The flare-up in violence has run counter to the long-term interests of both Israel and Hamas, analysts said. Israel’s security establishment considers Iran’s growing power in Syria as its primary strategic concern, and getting bogged down in another war in Gaza would likely distract from that goal. At the same time, with Israeli parliamentary elections scheduled for 2019, Netanyahu doesn’t want to risk a war that’s perceived as a failure.
“The Israeli calculus is straightforward: there is no desire for another round of fighting, and little expectation that the results would be different. The costs would probably be higher,” said Gerald Steinberg, a political science professor at Bar Ilan University.
He noted that Israel has few options. “It can continue the pinpoint operations, hitting targets from the air. If Israel wanted to uproot the capability of Hamas to fire rockets, it would require a massive operation on the scale of 2014, and many more casualties. There doesn’t seem to be a midpoint, and that seems like a real strategic dilemma.”
On the other hand, Hamas has little interest in a return to the war of 2014. Its strategic goal is to position itself to challenge Fatah for power in the West Bank after the ailing Palestinian President Mahmoud Abbas steps aside. Reaching an informal truce agreement with Israel would boost Hamas’ image regionally.
But even if there was a return to quiet in southern Israel and mediation talks take hold, some analysts caution that it might be part of the latest loop in the cycle of calm and escalation along the Gaza border.

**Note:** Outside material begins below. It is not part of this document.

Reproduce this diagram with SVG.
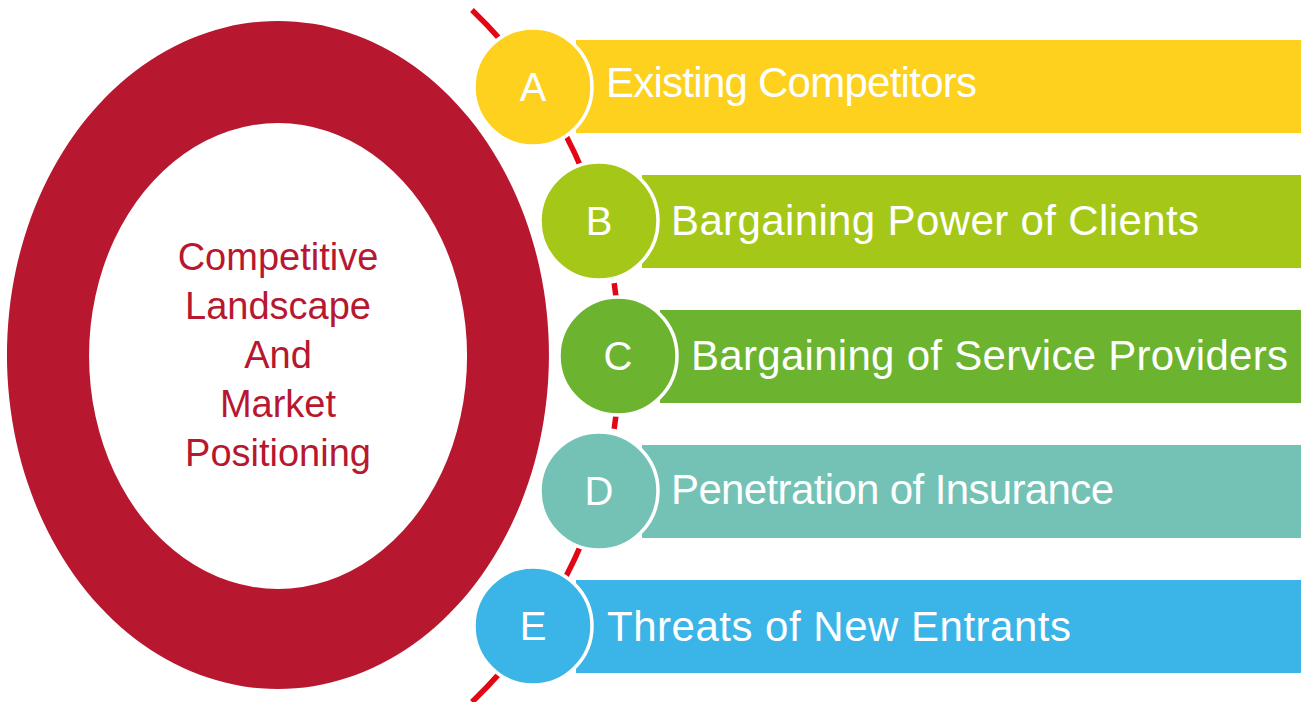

A true-long term truce would have to include the involvement of the Palestinian Authority in the agreement. It would also require political concessions that neither Netanyahu or the Hamas leadership in Gaza are currently willing to make, said Nimrod Goren, director of Mitvim, an Israeli institute for regional foreign policy. Barring that, any cease-fire arrangement is likely to be short lived.
“Even if there is an arrangement, the question is how sustainable is it?” he said. “[A truce] needs to involve a diplomatic deal with PA involvement, and needs to involve more international diplomatic actors.”